Most policy proposals fall short. Congress and federal agencies have explored a range of ideas to lower drug prices: importation, inflation rebates, advertising restrictions, and earlier generic entry. But according to the Congressional Budget Office, none of these moves, except for international reference pricing, is expected to reduce prices by more than 5 percent. Most changes would lower prices by less than 1 percent.

To be clear, even small reductions matter. A 1 percent drop in drug prices can translate into billions in annual savings. But relying on modest, incremental reforms while ignoring the structural bottlenecks to biosimilar adoption is a lost opportunity.

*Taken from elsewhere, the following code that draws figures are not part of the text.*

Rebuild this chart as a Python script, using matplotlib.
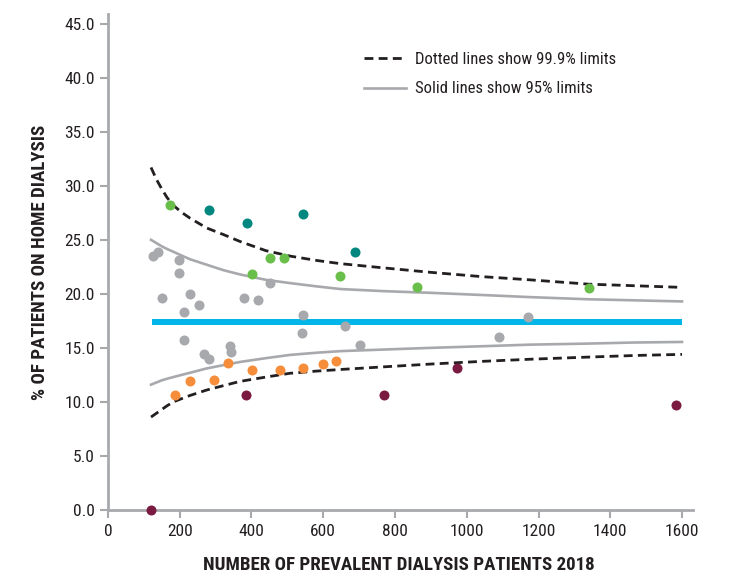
import matplotlib
matplotlib.use("Agg")
import matplotlib.pyplot as plt
from matplotlib import font_manager as fm
from matplotlib.lines import Line2D

# pick a narrow face if one is installed
fonts = fm.fontManager.ttflist
names = {f.name for f in fonts}
narrow = [f.name for f in fonts
          if str(f.stretch) in ('condensed', 'semi-condensed', 'extra-condensed') or
          (isinstance(f.stretch, int) and f.stretch < 500)]
FONT, STRETCH, SCALE = 'DejaVu Sans', 'normal', 0.8
for cand in ['Liberation Sans Narrow', 'Roboto Condensed', 'Open Sans Condensed', 'DejaVu Sans Condensed']:
    if cand in names:
        FONT, SCALE = cand, 1.0
        break
else:
    if 'DejaVu Sans' in narrow:
        FONT, STRETCH, SCALE = 'DejaVu Sans', 'condensed', 0.95
    elif narrow:
        FONT, STRETCH, SCALE = narrow[0], 'condensed', 1.0
plt.rcParams['font.family'] = [FONT, 'DejaVu Sans']
plt.rcParams['font.stretch'] = STRETCH

# points by group (x = prevalent patients, y = % on home dialysis)
grey_x = [126, 140, 198, 198, 151, 229, 255, 212, 379, 418, 453, 544, 541, 660,
          212, 268, 281, 340, 344, 702, 1091, 1172]
grey_y = [23.5, 23.9, 23.1, 21.9, 19.6, 20.0, 19.0, 18.3, 19.6, 19.4, 21.0, 18.0, 16.4, 17.0,
          15.7, 14.4, 14.0, 15.2, 14.6, 15.3, 16.0, 17.9]
green_x = [173, 453, 491, 401, 647, 861, 1340]
green_y = [28.2, 23.3, 23.3, 21.8, 21.7, 20.6, 20.5]
teal_x = [281, 387, 544, 689]
teal_y = [27.8, 26.6, 27.4, 23.9]
orange_x = [186, 229, 295, 335, 401, 479, 544, 600, 635]
orange_y = [10.6, 11.9, 12.0, 13.6, 13.0, 13.0, 13.1, 13.5, 13.8]
maroon_x = [120, 384, 770, 972, 1583]
maroon_y = [0.0, 10.6, 10.6, 13.1, 9.75]

# control limits
limit_x = [120, 135, 150, 165, 182, 205, 229, 275, 321, 368, 440, 507, 580, 647, 770, 897, 1040, 1176, 1339, 1470, 1600]
upper_999 = [31.7, 30.6, 29.7, 28.9, 28.2, 27.55, 27.0, 26.1, 25.5, 24.85, 24.0, 23.5, 23.1, 22.8, 22.4, 22.0, 21.6, 21.3, 20.9, 20.75, 20.6]
upper_95 = [25.0, 24.7, 24.4, 24.15, 23.9, 23.55, 23.2, 22.7, 22.2, 21.8, 21.3, 21.0, 20.7, 20.45, 20.25, 20.1, 19.9, 19.7, 19.5, 19.4, 19.3]
lower_95 = [11.6, 11.8, 12.0, 12.15, 12.3, 12.5, 12.7, 13.1, 13.4, 13.7, 14.05, 14.35, 14.55, 14.7, 14.85, 15.0, 15.15, 15.3, 15.4, 15.5, 15.55]
lower_999 = [8.6, 8.95, 9.3, 9.65, 10.0, 10.3, 10.6, 11.1, 11.5, 11.9, 12.3, 12.65, 12.85, 13.0, 13.25, 13.5, 13.75, 13.95, 14.15, 14.3, 14.4]
mean_x = [122, 1600]
mean_y = [17.4, 17.4]

GREY = '#a7a9ac'
INK = '#231f20'
DASH = (3.2, 1.9)

fig = plt.figure(figsize=(7.37, 5.79), dpi=100)
ax = fig.add_axes([0.1465, 0.1192, 0.7935, 0.8566])

ax.plot(limit_x, upper_999, color=INK, lw=2.0, dashes=DASH)
ax.plot(limit_x, lower_999, color=INK, lw=2.0, dashes=DASH)
ax.plot(limit_x, upper_95, color=GREY, lw=1.9)
ax.plot(limit_x, lower_95, color=GREY, lw=1.9)
ax.plot(mean_x, mean_y, color='#00b5e8', lw=4.3, solid_capstyle='butt')

dot = dict(s=52, linewidths=0, zorder=3)
ax.scatter(grey_x, grey_y, color=GREY, **dot)
ax.scatter(green_x, green_y, color='#6abf4b', **dot)
ax.scatter(teal_x, teal_y, color='#00877f', **dot)
ax.scatter(orange_x, orange_y, color='#f58d3b', **dot)
ax.scatter(maroon_x, maroon_y, color='#7b1a40', clip_on=False, **dot)

ax.set_xlim(0, 1630)
ax.set_ylim(0, 45.9)
ax.set_xticks(range(0, 1601, 200))
ax.set_yticks([i * 5 for i in range(10)])
ax.set_yticklabels([f'{i * 5:.1f}' for i in range(10)])

for s in ['top', 'right']:
    ax.spines[s].set_visible(False)
for s in ['left', 'bottom']:
    ax.spines[s].set_color(GREY)
    ax.spines[s].set_linewidth(2)
ax.tick_params(colors=GREY, width=1.5, length=6, labelcolor=INK, labelsize=12.5 * SCALE)
ax.tick_params(axis='x', pad=4)

ax.set_xlabel('NUMBER OF PREVALENT DIALYSIS PATIENTS 2018', fontsize=13.6 * SCALE,
              fontweight='bold', color=INK, va='center')
ax.xaxis.set_label_coords(0.497, -0.111)
ax.set_ylabel('% OF PATIENTS ON HOME DIALYSIS', fontsize=13.6 * SCALE,
              fontweight='bold', color=INK, va='center')
ax.yaxis.set_label_coords(-0.116, 0.5)

handles = [Line2D([], [], color=INK, lw=2.0, dashes=DASH),
           Line2D([], [], color=GREY, lw=1.9)]
ax.legend(handles, ['Dotted lines show 99.9% limits', 'Solid lines show 95% limits'],
          loc='upper left', bbox_to_anchor=(0.412, 0.953), frameon=False,
          fontsize=12 * SCALE, handlelength=2.5, handletextpad=0.55, labelspacing=0.85,
          labelcolor=INK)

fig.savefig('out.png', dpi=100)
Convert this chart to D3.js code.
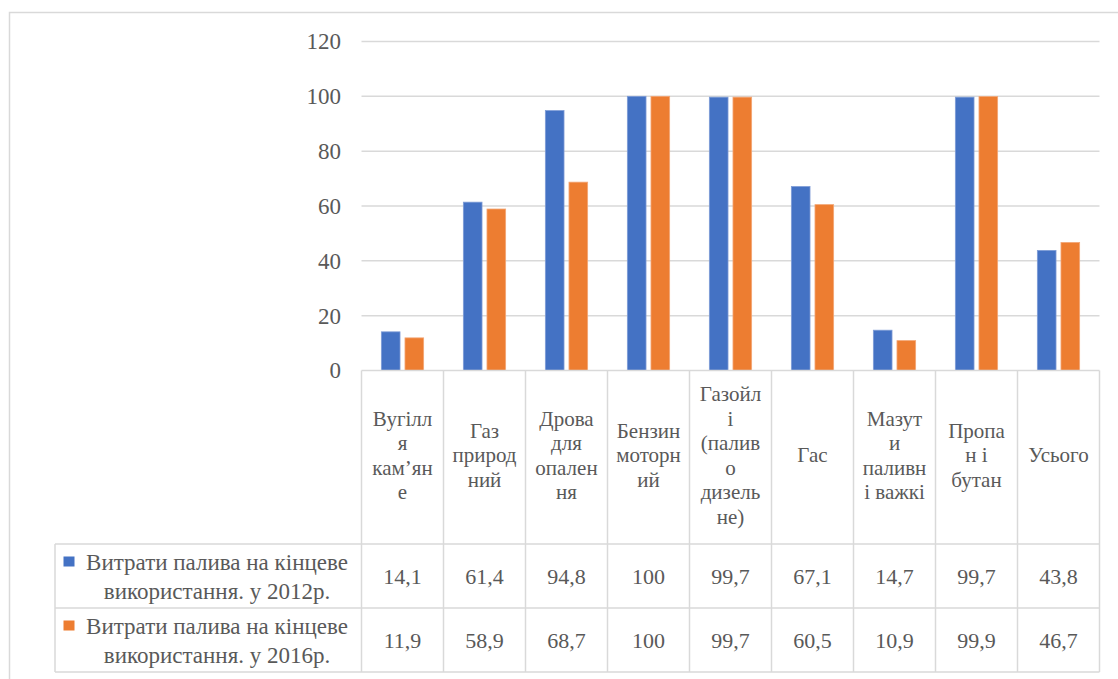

Here is what needs to change. The legal landscape must become less hostile to biosimilar challengers. That means reforming the patent system to prevent abuse, streamlining the FDA approval pathway, and providing clearer rules for interchangeability.

Payers and policymakers must realign incentives. PBMs should be rewarded for choosing lower-cost alternatives, not for extracting rebates. Physicians and patients need better education on the safety and efficacy of biosimilars. Biosimilar makers should be supported in building manufacturing capacity for complex products, not punished for entering a defensive market.

The United States must also recognize its own market power. By demanding affordability, transparency, and fair competition, it can reset global norms for drug pricing. Without meaningful reform, the burden will continue to fall hardest on American patients, many of whom are already rationing medications or skipping doses to save money.

Biosimilars are not a silver bullet, but they are a proven tool. What is missing is not proof of concept. What is missing is the political will to unlock their full potential. A $232 billion savings opportunity is sitting on the table. The question is whether we will seize it or let it expire along with the patents.